Suppose a box contains 5 white balls and 5 black balls.
If you want to extract a ball and then another:
What is the probability of getting a black ball and then a black one?
I think that this is the answer:
Let $A:$ get a black ball in the first extraction, $B:$ get a black ball in the second extraction. Then: $P(A)=\frac{5}{10}$ and
$$P(B|A)=\frac{P(A\cap B)}{P(A)}=\frac{\frac{4}{9}}{\frac{1}{2}}=\frac{8}{9}$$
Is this correct?
Now, If you want to extract two balls at the same time:
what is the probability that both are black?
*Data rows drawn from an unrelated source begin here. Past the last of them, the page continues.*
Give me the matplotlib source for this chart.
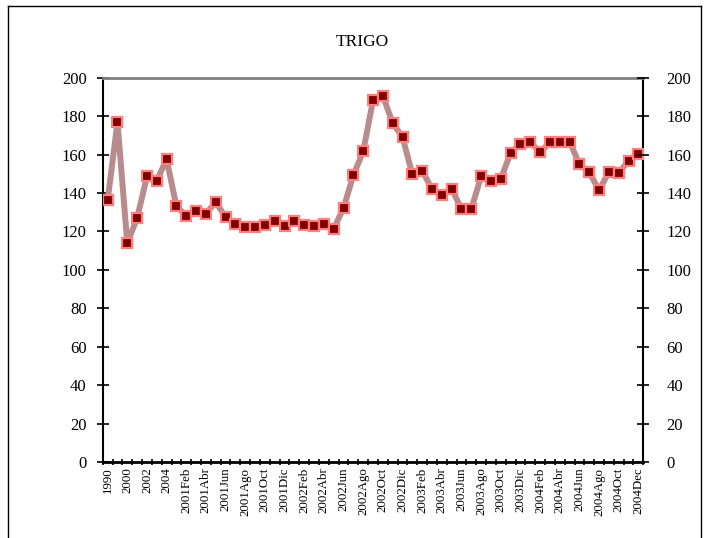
import matplotlib
matplotlib.use('Agg')
import matplotlib.pyplot as plt
from matplotlib.lines import Line2D

plt.rcParams['font.family'] = ['Liberation Serif', 'DejaVu Serif']

# categorias (anuales + mensuales)
years = ['1990', '1995', '2000', '2001', '2002', '2003', '2004']
months_2001 = ['2001Ene', '2001Feb', '2001Mar', '2001Abr', '2001May', '2001Jun',
               '2001Jul', '2001Ago', '2001Sep', '2001Oct', '2001Nov', '2001Dic']
months_2002 = ['2002Ene', '2002Feb', '2002Mar', '2002Abr', '2002May', '2002Jun',
               '2002Jul', '2002Ago', '2002Sep', '2002Oct', '2002Nov', '2002Dic']
months_2003 = ['2003Ene', '2003Feb', '2003Mar', '2003Abr', '2003May', '2003Jun',
               '2003Jul', '2003Ago', '2003Sep', '2003Oct', '2003Nov', '2003Dic']
months_2004 = ['2004Ene', '2004Feb', '2004Mar', '2004Abr', '2004May', '2004Jun',
               '2004Jul', '2004Ago', '2004Sep', '2004Oct', '2004Nov', '2004Dec']
categories = years + months_2001 + months_2002 + months_2003 + months_2004

# valores TRIGO
trigo = [136.1, 176.9, 113.9, 126.9, 148.6, 146.4, 157.6,
         133.0, 128.1, 130.4, 129.2, 135.3, 127.4, 123.9, 122.1, 122.1, 123.4, 125.5, 122.8,
         125.5, 123.4, 122.8, 124.0, 121.4, 132.1, 149.3, 161.6, 188.2, 190.6, 176.4, 169.1,
         149.8, 151.6, 142.0, 138.9, 142.2, 131.6, 131.8, 148.6, 146.0, 147.4, 160.8, 165.6,
         166.3, 161.3, 166.3, 166.7, 166.7, 155.0, 150.7, 141.5, 150.9, 150.4, 156.8, 160.3]

yticks = [0, 20, 40, 60, 80, 100, 120, 140, 160, 180, 200]

fig = plt.figure(figsize=(7.04, 5.38), dpi=100)
ax = fig.add_axes([0.1459, 0.1413, 0.7679, 0.7143])

x = list(range(len(trigo)))
ax.plot(x, trigo, color='#b88c8c', linewidth=4.3, solid_joinstyle='round', zorder=2)
ax.plot(x, trigo, linestyle='none', marker='s', markersize=6.5,
        markerfacecolor='#800000', markeredgecolor='#ff7f7f', markeredgewidth=1.6, zorder=3)

ax.set_xlim(-0.5, len(trigo) - 0.5)
ax.set_ylim(0, 200)

# eje y izquierdo
ax.set_yticks(yticks)
ax.tick_params(axis='y', which='major', direction='inout', length=9, width=1.2,
               left=True, right=False, labelsize=12, pad=7, colors='black')

# eje y derecho
ax2 = ax.twinx()
ax2.set_ylim(0, 200)
ax2.set_yticks(yticks)
ax2.tick_params(axis='y', which='major', direction='inout', length=9, width=1.2,
                labelsize=12, pad=12, colors='black')
for side in ['left', 'right', 'top', 'bottom']:
    ax2.spines[side].set_visible(False)

# etiquetas x cada dos categorias
ax.set_xticks(x[::2])
ax.set_xticklabels(categories[::2], rotation=90, fontsize=9.3)
ax.tick_params(axis='x', which='major', length=0, pad=4)
ax.set_xticks([i - 0.5 for i in range(len(trigo) + 1)], minor=True)
ax.tick_params(axis='x', which='minor', direction='inout', length=5, width=1.2)

for side in ['left', 'right']:
    ax.spines[side].set_linewidth(1.5)
    ax.spines[side].set_color('black')
ax.spines['bottom'].set_linewidth(2)
ax.spines['top'].set_color('#808080')
ax.spines['top'].set_linewidth(2)

fig.text(0.514, 0.922, 'TRIGO', ha='center', va='center', fontsize=12.5)

# marco del grafico
fx0, fx1 = 8 / 704, 701 / 704
fy1 = 1 - 6 / 538
for xs, ys in [([fx0, fx0], [0, fy1]), ([fx0, fx1], [fy1, fy1]), ([fx1, fx1], [fy1, 0])]:
    fig.add_artist(Line2D(xs, ys, transform=fig.transFigure, color='black', linewidth=1))

plt.savefig('out.png', dpi=100)
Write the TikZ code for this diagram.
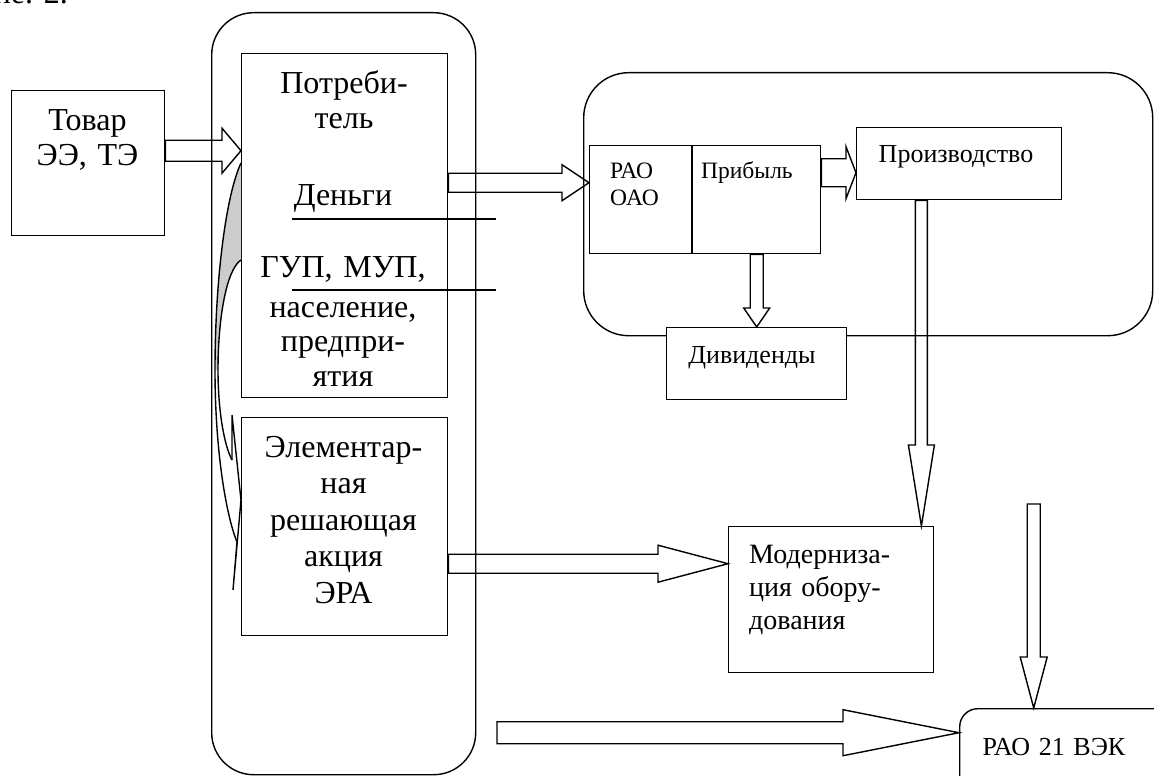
\documentclass[tikz,border=0pt]{standalone}
\usepackage{fontspec}
\setmainfont{Liberation Serif}
\usetikzlibrary{calc}
% horizontal block arrow: start point, tip, shaft half-width, head half-width, head length
\newcommand\harrowdraw[5]{%
  \draw[blockarrow] let \p1=#1, \p2=#2 in
    (\x1,\y2+#3pt) -- (\x2-#5pt,\y2+#3pt) -- (\x2-#5pt,\y2+#4pt) -- (\p2)
    -- (\x2-#5pt,\y2-#4pt) -- (\x2-#5pt,\y2-#3pt) -- (\x1,\y2-#3pt) -- cycle;}
% downward block arrow: start point, tip, shaft half-width, head half-width, head length
\newcommand\varrowdraw[5]{%
  \draw[blockarrow] let \p1=#1, \p2=#2 in
    (\x2-#3pt,\y1) -- (\x2-#3pt,\y2+#5pt) -- (\x2-#4pt,\y2+#5pt) -- (\p2)
    -- (\x2+#4pt,\y2+#5pt) -- (\x2+#3pt,\y2+#5pt) -- (\x2+#3pt,\y1) -- cycle;}
\newcommand\txtbig{\fontsize{32}{35}\selectfont}
\newcommand\txtmid{\fontsize{28}{33}\selectfont}
\newcommand\txtsmall{\fontsize{26}{29}\selectfont}
\newcommand\txttiny{\fontsize{23.5}{27}\selectfont}
\begin{document}
\begin{tikzpicture}[x=1pt,y=-1pt,
  plainbox/.style={draw, fill=white, line width=1.4pt, inner sep=0, anchor=north west},
  roundframe/.style={draw, line width=1.4pt, inner sep=0, anchor=north west},
  blockarrow/.style={draw, line width=1.4pt, line join=miter},
  thinline/.style={line width=1.4pt},
  lbl/.style={inner sep=0, anchor=base, align=center, text width=220pt},
  lbll/.style={inner sep=0, anchor=base west, align=left, text width=200pt}]
\useasboundingbox (0,0) rectangle (1154,776);
\clip (0,0) rectangle (1154,776);

% caption fragment at the top edge
\node[inner sep=0, anchor=base east, font=\txtbig] (capt) at (68,4) {ние. 2.};

% rounded group frames
\node[roundframe, rounded corners=42pt, minimum width=264pt, minimum height=762pt] (leftgroup) at (211,12) {};
\node[roundframe, rounded corners=45pt, minimum width=569pt, minimum height=263pt] (rightgroup) at (583,72) {};

% boxes
\node[plainbox, minimum width=153pt, minimum height=145pt] (tovar) at (11,90) {};
\node[plainbox, minimum width=206pt, minimum height=344pt] (cons) at (241,53) {};
\node[plainbox, minimum width=206pt, minimum height=218pt] (era) at (241,417) {};
\node[plainbox, minimum width=231pt, minimum height=108pt] (rao) at (589,145) {};
\node[plainbox, minimum width=205pt, minimum height=72pt] (prod) at (856,127) {};
\node[plainbox, minimum width=180pt, minimum height=72pt] (div) at (666,327) {};
\node[plainbox, minimum width=205pt, minimum height=146pt] (mod) at (728,526) {};
\node[plainbox, rounded corners=18pt, minimum width=212pt, minimum height=90pt] (vek) at (959,708) {};

% divider inside the RAO box
\draw[thinline] ($(rao.north west)+(103,0)$) -- ($(rao.south west)+(103,0)$);

% free ends of the two arrows into the RAO 21 VEK box
\coordinate (bstart) at (497,731);
\coordinate (vstart) at (1032,504);

% block arrows
\harrowdraw{(tovar.east)}{([yshift=75pt]cons.west)}{10.5}{22.5}{19}
\harrowdraw{(cons.east)}{([yshift=17pt]rao.west)}{9.5}{18}{27}
\harrowdraw{(rao.east)}{([yshift=-9pt]prod.west)}{14}{26}{10}
\harrowdraw{(era.east)}{([yshift=36pt]mod.west)}{9.5}{18.5}{70}
\harrowdraw{(bstart)}{([yshift=21pt]vek.west)}{11}{23}{116}
\varrowdraw{(rao.south)}{(div.north)}{6.5}{13}{19}
\varrowdraw{(prod.south)}{([xshift=-13pt]mod.north east)}{6}{13}{81}
\varrowdraw{(vstart)}{([xshift=-32pt]vek.north)}{6.5}{13.5}{51}

% rules across the consumer box
\draw[thinline] (292,219) -- (496,219);
\draw[thinline] (292,290) -- (496,290);

% curved arrow along the left side of the consumer boxes
\fill[gray!40] (241,163) .. controls (226,195) and (215,280) .. (215,370)
  -- (218,370) .. controls (218,320) and (226,270) .. (241,260) -- cycle;
\draw[thinline] (241,163) .. controls (226,195) and (215,280) .. (215,370)
  .. controls (215,450) and (226,515) .. (237,542);
\draw[thinline] (241,260) .. controls (226,270) and (218,320) .. (218,370)
  .. controls (218,410) and (224,445) .. (232,460);
\draw[thinline, line join=miter] (232,460) -- (232,415) -- (241,500) -- (233,590) -- (237,542);

% texts
\node[lbl, font=\txtbig] (tovartext) at (87.5,130) {Товар\\ЭЭ, ТЭ};
\node[lbl, font=\txtbig] (constext) at (344,93) {Потреби-\\тель};
\node[lbl, font=\txtbig] (money) at (343,205) {Деньги};
\node[lbl, font=\txtbig] (gup) at (343,277) {ГУП, МУП,};
\node[lbl, font=\fontsize{32}{34.5}\selectfont] (people) at (343,317) {население,\\предпри-\\ятия};
\node[lbl, font=\fontsize{32}{36.5}\selectfont] (eratext) at (343.5,457) {Элементар-\\ная\\решающая\\акция\\ЭРА};
\node[lbll, font=\txttiny] (raotext) at (610,178) {РАО\\ОАО};
\node[lbll, font=\txttiny] (profit) at (701,178) {Прибыль};
\node[lbl, font=\txtsmall] (prodtext) at (956,162) {Производство};
\node[lbl, font=\txtsmall] (divtext) at (752,363) {Дивиденды};
\node[lbll, font=\txtmid] (modtext) at (749,563) {Модерниза-\\ция обору-\\дования};
\node[lbl, font=\txtsmall] (vektext) at (1054,755) {РАО 21 ВЭК};
\end{tikzpicture}
\end{document}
Is exactly the same probability of the first question?
Why?
Thanks for your help.
Best Answer
It is good to check an answer for plausibility. Given that the first ball is black, surely the probability that the second ball is black cannot be $\dfrac{8}{9}$!
In this case, it is the conditional probability that is obvious. Note that $\Pr(B|A)=\dfrac{4}{9}$. And what we want is $\Pr(A\cap B)$. We get $$\Pr(A\cap B)=\Pr(B|A)\Pr(A)=\frac{4}{9}\cdot\frac{1}{2}.$$
As to your question about two consecutive picks versus two simultaneous picks, there is no effective difference. If Alicia picks two balls from the urn, what difference can it make whether she touches the two balls simultaneously, or with a delay of a millisecond?
Remark: For this kind of problem, using the formal conditional probability machinery is overkill, and may hinder the intuition.